> **Data extract**:

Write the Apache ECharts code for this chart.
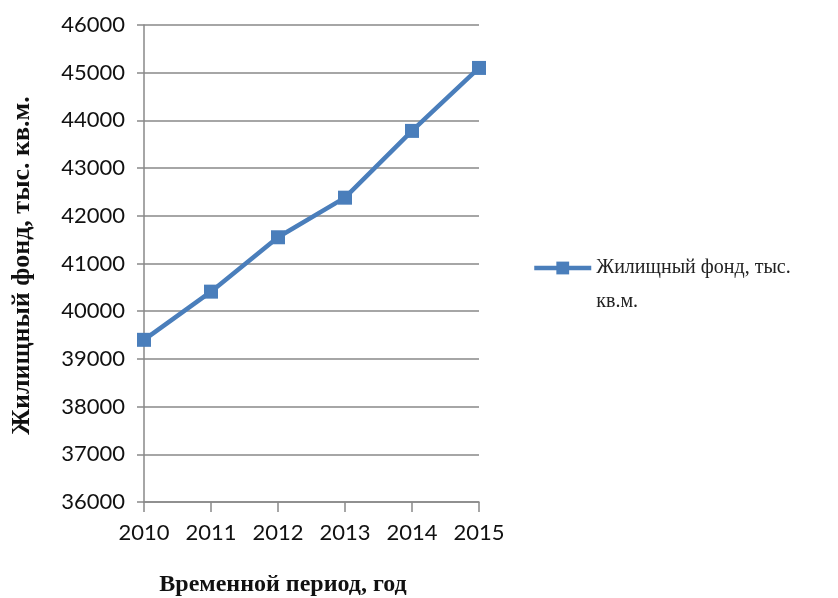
<!DOCTYPE html>
<html><head><meta charset="utf-8">
<script src="https://cdn.jsdelivr.net/npm/echarts@6/dist/echarts.min.js"></script>
<style>html,body{margin:0;padding:0;background:#fff}#c{width:838px;height:598px}</style>
</head><body><div id="c"></div>
<script>
var categories = ['2010','2011','2012','2013','2014','2015'];
var values = [39400, 40410, 41550, 42380, 43780, 45100];
var seriesName = 'Жилищный фонд, тыс. кв.м.';
var legendLines = ['', 'Жилищный фонд, тыс.', 'кв.м.'];
var xTitle = 'Временной период, год';
var yTitle = 'Жилищный фонд, тыс. кв.м.';

var chart = echarts.init(document.getElementById('c'));
chart.setOption({
  animation: false,
  grid: {left: 144, right: 359, top: 25, bottom: 96, containLabel: false, outerBoundsMode: 'none'},
  legend: {
    orient: 'vertical', left: 527, top: 212,
    itemWidth: 57, itemHeight: 16,
    lineStyle: {width: 4.5},
    formatter: function(){ return legendLines.join('\n'); },
    textStyle: {fontFamily: 'Liberation Serif', fontSize: 20, color: '#222', lineHeight: 34},
    data: [{name: seriesName}]
  },
  xAxis: {
    type: 'category', data: categories, boundaryGap: false,
    axisLine: {lineStyle: {color: '#898989', width: 1.5}},
    axisTick: {show: true, alignWithLabel: true, length: 10, lineStyle: {color: '#898989', width: 1.5}},
    axisLabel: {fontFamily: 'Lato', fontSize: 22, color: '#111', margin: 20},
    name: xTitle, nameLocation: 'middle', nameGap: 71,
    nameTextStyle: {fontFamily: 'Liberation Serif', fontWeight: 'bold', fontSize: 24, color: '#111', padding: [0, 57, 0, 0]}
  },
  yAxis: {
    type: 'value', min: 36000, max: 46000, interval: 1000,
    axisLine: {show: true, lineStyle: {color: '#898989', width: 1.5}},
    axisTick: {show: true, length: 7, lineStyle: {color: '#898989', width: 1.5}},
    splitLine: {show: true, lineStyle: {color: '#898989', width: 1.5}},
    axisLabel: {fontFamily: 'Lato', fontSize: 22, color: '#111', margin: 19, formatter: function(v){ return String(v); }},
    name: yTitle, nameLocation: 'middle', nameGap: 109, nameRotate: 90,
    nameTextStyle: {fontFamily: 'Liberation Serif', fontWeight: 'bold', fontSize: 26, color: '#111', padding: [0, 4, 0, 0]}
  },
  series: [{
    name: seriesName, type: 'line', data: values,
    symbol: 'rect', symbolSize: 14,
    lineStyle: {color: '#4a7ebb', width: 4.5},
    itemStyle: {color: '#4a7ebb'}
  }]
});
</script></body></html>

> **What you will do**: The lines from the top of the data above through the one holding "var yTitle = 'Жилищный фонд, тыс. кв.м.';" are to be repeated exactly, and only those, with no pictures.

> **Complete output**:
Write the Apache ECharts code for this chart.
<!DOCTYPE html>
<html><head><meta charset="utf-8">
<script src="https://cdn.jsdelivr.net/npm/echarts@6/dist/echarts.min.js"></script>
<style>html,body{margin:0;padding:0;background:#fff}#c{width:838px;height:598px}</style>
</head><body><div id="c"></div>
<script>
var categories = ['2010','2011','2012','2013','2014','2015'];
var values = [39400, 40410, 41550, 42380, 43780, 45100];
var seriesName = 'Жилищный фонд, тыс. кв.м.';
var legendLines = ['', 'Жилищный фонд, тыс.', 'кв.м.'];
var xTitle = 'Временной период, год';
var yTitle = 'Жилищный фонд, тыс. кв.м.';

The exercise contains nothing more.